Your task is to output the listing word for word, with pictures excluded.

--- Start Dataset content ---

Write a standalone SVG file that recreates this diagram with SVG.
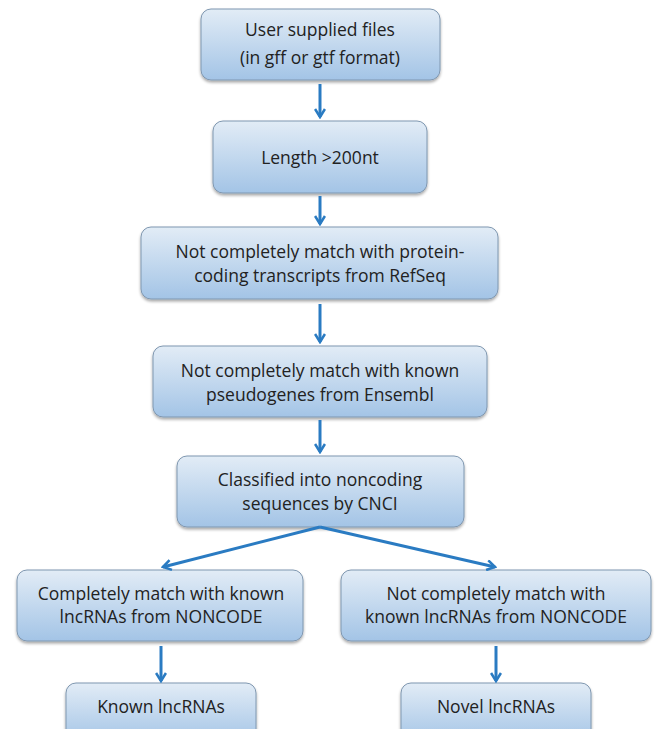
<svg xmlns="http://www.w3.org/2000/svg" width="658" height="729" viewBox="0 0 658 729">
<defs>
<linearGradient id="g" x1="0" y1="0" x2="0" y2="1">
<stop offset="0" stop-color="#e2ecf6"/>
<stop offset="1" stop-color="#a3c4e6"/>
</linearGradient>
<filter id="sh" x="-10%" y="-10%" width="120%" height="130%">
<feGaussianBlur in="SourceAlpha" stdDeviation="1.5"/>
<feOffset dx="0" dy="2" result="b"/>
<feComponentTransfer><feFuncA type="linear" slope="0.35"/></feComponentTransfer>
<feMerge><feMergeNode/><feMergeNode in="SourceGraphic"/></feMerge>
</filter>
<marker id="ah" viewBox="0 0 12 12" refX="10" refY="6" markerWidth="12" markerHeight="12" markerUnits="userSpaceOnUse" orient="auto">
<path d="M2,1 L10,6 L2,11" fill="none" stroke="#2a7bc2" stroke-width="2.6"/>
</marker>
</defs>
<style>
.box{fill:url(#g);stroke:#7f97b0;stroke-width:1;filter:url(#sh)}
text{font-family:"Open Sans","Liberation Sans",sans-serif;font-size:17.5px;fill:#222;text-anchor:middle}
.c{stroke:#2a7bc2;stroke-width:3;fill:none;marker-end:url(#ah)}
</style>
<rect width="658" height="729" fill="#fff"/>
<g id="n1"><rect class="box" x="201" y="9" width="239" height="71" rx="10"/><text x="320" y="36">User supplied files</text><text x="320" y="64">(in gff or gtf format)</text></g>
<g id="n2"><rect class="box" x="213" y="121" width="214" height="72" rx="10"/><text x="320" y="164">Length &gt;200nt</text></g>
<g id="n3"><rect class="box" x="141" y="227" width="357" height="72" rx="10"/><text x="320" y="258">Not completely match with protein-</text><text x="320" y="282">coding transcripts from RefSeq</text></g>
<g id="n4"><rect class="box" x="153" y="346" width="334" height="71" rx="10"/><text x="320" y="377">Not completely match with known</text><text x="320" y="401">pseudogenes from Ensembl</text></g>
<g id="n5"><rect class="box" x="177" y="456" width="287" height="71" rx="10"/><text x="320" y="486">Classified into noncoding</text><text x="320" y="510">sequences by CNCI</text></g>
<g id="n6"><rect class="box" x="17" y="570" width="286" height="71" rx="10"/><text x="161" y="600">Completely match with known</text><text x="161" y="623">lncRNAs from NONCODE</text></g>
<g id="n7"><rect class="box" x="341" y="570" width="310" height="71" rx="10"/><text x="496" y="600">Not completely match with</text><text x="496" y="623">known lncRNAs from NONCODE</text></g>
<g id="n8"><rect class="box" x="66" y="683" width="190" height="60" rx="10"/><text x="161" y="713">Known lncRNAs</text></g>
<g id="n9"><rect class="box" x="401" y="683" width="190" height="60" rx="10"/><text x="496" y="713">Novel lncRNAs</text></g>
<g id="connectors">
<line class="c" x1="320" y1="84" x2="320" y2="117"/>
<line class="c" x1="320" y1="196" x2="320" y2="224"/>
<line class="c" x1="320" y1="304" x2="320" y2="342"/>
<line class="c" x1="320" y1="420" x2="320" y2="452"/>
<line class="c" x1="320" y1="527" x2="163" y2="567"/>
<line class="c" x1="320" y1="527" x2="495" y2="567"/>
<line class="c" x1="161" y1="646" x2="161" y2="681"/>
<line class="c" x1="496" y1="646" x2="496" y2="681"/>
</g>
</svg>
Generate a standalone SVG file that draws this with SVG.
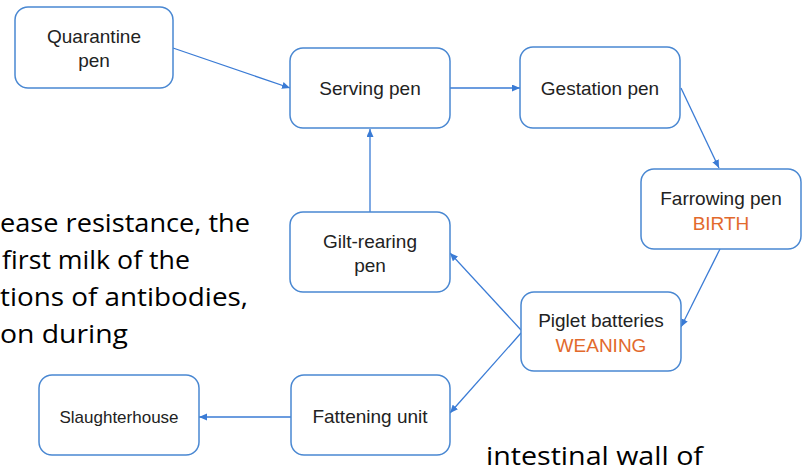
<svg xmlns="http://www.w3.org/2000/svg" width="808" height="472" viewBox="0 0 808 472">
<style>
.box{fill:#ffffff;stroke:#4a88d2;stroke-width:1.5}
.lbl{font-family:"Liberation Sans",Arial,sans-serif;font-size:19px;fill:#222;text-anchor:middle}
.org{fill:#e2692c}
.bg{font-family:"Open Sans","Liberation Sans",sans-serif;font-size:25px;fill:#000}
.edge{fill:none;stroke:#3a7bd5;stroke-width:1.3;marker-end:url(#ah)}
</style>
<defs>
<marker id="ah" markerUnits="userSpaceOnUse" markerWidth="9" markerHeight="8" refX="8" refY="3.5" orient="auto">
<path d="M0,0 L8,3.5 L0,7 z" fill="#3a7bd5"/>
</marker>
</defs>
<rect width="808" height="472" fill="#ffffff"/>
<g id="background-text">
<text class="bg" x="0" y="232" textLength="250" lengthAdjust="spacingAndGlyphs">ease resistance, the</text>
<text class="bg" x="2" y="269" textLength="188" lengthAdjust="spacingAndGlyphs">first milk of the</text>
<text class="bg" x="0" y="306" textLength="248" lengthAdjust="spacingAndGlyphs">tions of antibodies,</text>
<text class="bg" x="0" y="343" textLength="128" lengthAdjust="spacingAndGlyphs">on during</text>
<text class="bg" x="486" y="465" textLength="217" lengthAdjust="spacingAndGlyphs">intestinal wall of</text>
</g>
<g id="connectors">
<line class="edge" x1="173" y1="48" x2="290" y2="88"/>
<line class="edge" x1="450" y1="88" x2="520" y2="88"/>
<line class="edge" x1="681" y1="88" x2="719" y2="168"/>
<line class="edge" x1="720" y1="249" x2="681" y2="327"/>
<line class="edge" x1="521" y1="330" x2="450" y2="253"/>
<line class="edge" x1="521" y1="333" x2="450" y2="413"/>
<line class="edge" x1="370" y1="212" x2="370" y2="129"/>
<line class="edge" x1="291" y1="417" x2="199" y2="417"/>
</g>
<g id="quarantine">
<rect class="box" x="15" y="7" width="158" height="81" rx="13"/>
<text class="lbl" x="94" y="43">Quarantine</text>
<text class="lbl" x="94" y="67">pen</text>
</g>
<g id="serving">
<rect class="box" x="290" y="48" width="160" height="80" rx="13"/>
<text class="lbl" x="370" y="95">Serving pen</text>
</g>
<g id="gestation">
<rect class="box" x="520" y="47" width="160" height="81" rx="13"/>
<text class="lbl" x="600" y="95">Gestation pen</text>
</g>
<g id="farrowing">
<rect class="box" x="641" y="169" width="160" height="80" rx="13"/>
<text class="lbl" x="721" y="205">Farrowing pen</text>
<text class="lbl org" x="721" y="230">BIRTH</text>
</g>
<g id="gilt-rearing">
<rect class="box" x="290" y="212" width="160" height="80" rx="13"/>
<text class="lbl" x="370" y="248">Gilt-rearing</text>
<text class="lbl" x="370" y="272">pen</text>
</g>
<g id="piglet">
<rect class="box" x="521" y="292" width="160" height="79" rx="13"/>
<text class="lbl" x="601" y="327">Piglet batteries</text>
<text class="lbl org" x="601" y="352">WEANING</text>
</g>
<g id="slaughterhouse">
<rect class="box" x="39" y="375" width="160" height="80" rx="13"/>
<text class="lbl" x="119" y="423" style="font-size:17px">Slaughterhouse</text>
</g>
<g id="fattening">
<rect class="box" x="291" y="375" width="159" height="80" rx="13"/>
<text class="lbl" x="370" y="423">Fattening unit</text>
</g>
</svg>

--- End Dataset content ---

■ **Response for this exercise**:
Write a standalone SVG file that recreates this diagram with SVG.
<svg xmlns="http://www.w3.org/2000/svg" width="658" height="729" viewBox="0 0 658 729">
<defs>
<linearGradient id="g" x1="0" y1="0" x2="0" y2="1">
<stop offset="0" stop-color="#e2ecf6"/>
<stop offset="1" stop-color="#a3c4e6"/>
</linearGradient>
<filter id="sh" x="-10%" y="-10%" width="120%" height="130%">
<feGaussianBlur in="SourceAlpha" stdDeviation="1.5"/>
<feOffset dx="0" dy="2" result="b"/>
<feComponentTransfer><feFuncA type="linear" slope="0.35"/></feComponentTransfer>
<feMerge><feMergeNode/><feMergeNode in="SourceGraphic"/></feMerge>
</filter>
<marker id="ah" viewBox="0 0 12 12" refX="10" refY="6" markerWidth="12" markerHeight="12" markerUnits="userSpaceOnUse" orient="auto">
<path d="M2,1 L10,6 L2,11" fill="none" stroke="#2a7bc2" stroke-width="2.6"/>
</marker>
</defs>
<style>
.box{fill:url(#g);stroke:#7f97b0;stroke-width:1;filter:url(#sh)}
text{font-family:"Open Sans","Liberation Sans",sans-serif;font-size:17.5px;fill:#222;text-anchor:middle}
.c{stroke:#2a7bc2;stroke-width:3;fill:none;marker-end:url(#ah)}
</style>
<rect width="658" height="729" fill="#fff"/>
<g id="n1"><rect class="box" x="201" y="9" width="239" height="71" rx="10"/><text x="320" y="36">User supplied files</text><text x="320" y="64">(in gff or gtf format)</text></g>
<g id="n2"><rect class="box" x="213" y="121" width="214" height="72" rx="10"/><text x="320" y="164">Length &gt;200nt</text></g>
<g id="n3"><rect class="box" x="141" y="227" width="357" height="72" rx="10"/><text x="320" y="258">Not completely match with protein-</text><text x="320" y="282">coding transcripts from RefSeq</text></g>
<g id="n4"><rect class="box" x="153" y="346" width="334" height="71" rx="10"/><text x="320" y="377">Not completely match with known</text><text x="320" y="401">pseudogenes from Ensembl</text></g>
<g id="n5"><rect class="box" x="177" y="456" width="287" height="71" rx="10"/><text x="320" y="486">Classified into noncoding</text><text x="320" y="510">sequences by CNCI</text></g>
<g id="n6"><rect class="box" x="17" y="570" width="286" height="71" rx="10"/><text x="161" y="600">Completely match with known</text><text x="161" y="623">lncRNAs from NONCODE</text></g>
<g id="n7"><rect class="box" x="341" y="570" width="310" height="71" rx="10"/><text x="496" y="600">Not completely match with</text><text x="496" y="623">known lncRNAs from NONCODE</text></g>
<g id="n8"><rect class="box" x="66" y="683" width="190" height="60" rx="10"/><text x="161" y="713">Known lncRNAs</text></g>
<g id="n9"><rect class="box" x="401" y="683" width="190" height="60" rx="10"/><text x="496" y="713">Novel lncRNAs</text></g>
<g id="connectors">
<line class="c" x1="320" y1="84" x2="320" y2="117"/>
<line class="c" x1="320" y1="196" x2="320" y2="224"/>
<line class="c" x1="320" y1="304" x2="320" y2="342"/>
<line class="c" x1="320" y1="420" x2="320" y2="452"/>
<line class="c" x1="320" y1="527" x2="163" y2="567"/>
<line class="c" x1="320" y1="527" x2="495" y2="567"/>
<line class="c" x1="161" y1="646" x2="161" y2="681"/>
<line class="c" x1="496" y1="646" x2="496" y2="681"/>
</g>
</svg>
Generate a standalone SVG file that draws this with SVG.
<svg xmlns="http://www.w3.org/2000/svg" width="808" height="472" viewBox="0 0 808 472">
<style>
.box{fill:#ffffff;stroke:#4a88d2;stroke-width:1.5}
.lbl{font-family:"Liberation Sans",Arial,sans-serif;font-size:19px;fill:#222;text-anchor:middle}
.org{fill:#e2692c}
.bg{font-family:"Open Sans","Liberation Sans",sans-serif;font-size:25px;fill:#000}
.edge{fill:none;stroke:#3a7bd5;stroke-width:1.3;marker-end:url(#ah)}
</style>
<defs>
<marker id="ah" markerUnits="userSpaceOnUse" markerWidth="9" markerHeight="8" refX="8" refY="3.5" orient="auto">
<path d="M0,0 L8,3.5 L0,7 z" fill="#3a7bd5"/>
</marker>
</defs>
<rect width="808" height="472" fill="#ffffff"/>
<g id="background-text">
<text class="bg" x="0" y="232" textLength="250" lengthAdjust="spacingAndGlyphs">ease resistance, the</text>
<text class="bg" x="2" y="269" textLength="188" lengthAdjust="spacingAndGlyphs">first milk of the</text>
<text class="bg" x="0" y="306" textLength="248" lengthAdjust="spacingAndGlyphs">tions of antibodies,</text>
<text class="bg" x="0" y="343" textLength="128" lengthAdjust="spacingAndGlyphs">on during</text>
<text class="bg" x="486" y="465" textLength="217" lengthAdjust="spacingAndGlyphs">intestinal wall of</text>
</g>
<g id="connectors">
<line class="edge" x1="173" y1="48" x2="290" y2="88"/>
<line class="edge" x1="450" y1="88" x2="520" y2="88"/>
<line class="edge" x1="681" y1="88" x2="719" y2="168"/>
<line class="edge" x1="720" y1="249" x2="681" y2="327"/>
<line class="edge" x1="521" y1="330" x2="450" y2="253"/>
<line class="edge" x1="521" y1="333" x2="450" y2="413"/>
<line class="edge" x1="370" y1="212" x2="370" y2="129"/>
<line class="edge" x1="291" y1="417" x2="199" y2="417"/>
</g>
<g id="quarantine">
<rect class="box" x="15" y="7" width="158" height="81" rx="13"/>
<text class="lbl" x="94" y="43">Quarantine</text>
<text class="lbl" x="94" y="67">pen</text>
</g>
<g id="serving">
<rect class="box" x="290" y="48" width="160" height="80" rx="13"/>
<text class="lbl" x="370" y="95">Serving pen</text>
</g>
<g id="gestation">
<rect class="box" x="520" y="47" width="160" height="81" rx="13"/>
<text class="lbl" x="600" y="95">Gestation pen</text>
</g>
<g id="farrowing">
<rect class="box" x="641" y="169" width="160" height="80" rx="13"/>
<text class="lbl" x="721" y="205">Farrowing pen</text>
<text class="lbl org" x="721" y="230">BIRTH</text>
</g>
<g id="gilt-rearing">
<rect class="box" x="290" y="212" width="160" height="80" rx="13"/>
<text class="lbl" x="370" y="248">Gilt-rearing</text>
<text class="lbl" x="370" y="272">pen</text>
</g>
<g id="piglet">
<rect class="box" x="521" y="292" width="160" height="79" rx="13"/>
<text class="lbl" x="601" y="327">Piglet batteries</text>
<text class="lbl org" x="601" y="352">WEANING</text>
</g>
<g id="slaughterhouse">
<rect class="box" x="39" y="375" width="160" height="80" rx="13"/>
<text class="lbl" x="119" y="423" style="font-size:17px">Slaughterhouse</text>
</g>
<g id="fattening">
<rect class="box" x="291" y="375" width="159" height="80" rx="13"/>
<text class="lbl" x="370" y="423">Fattening unit</text>
</g>
</svg>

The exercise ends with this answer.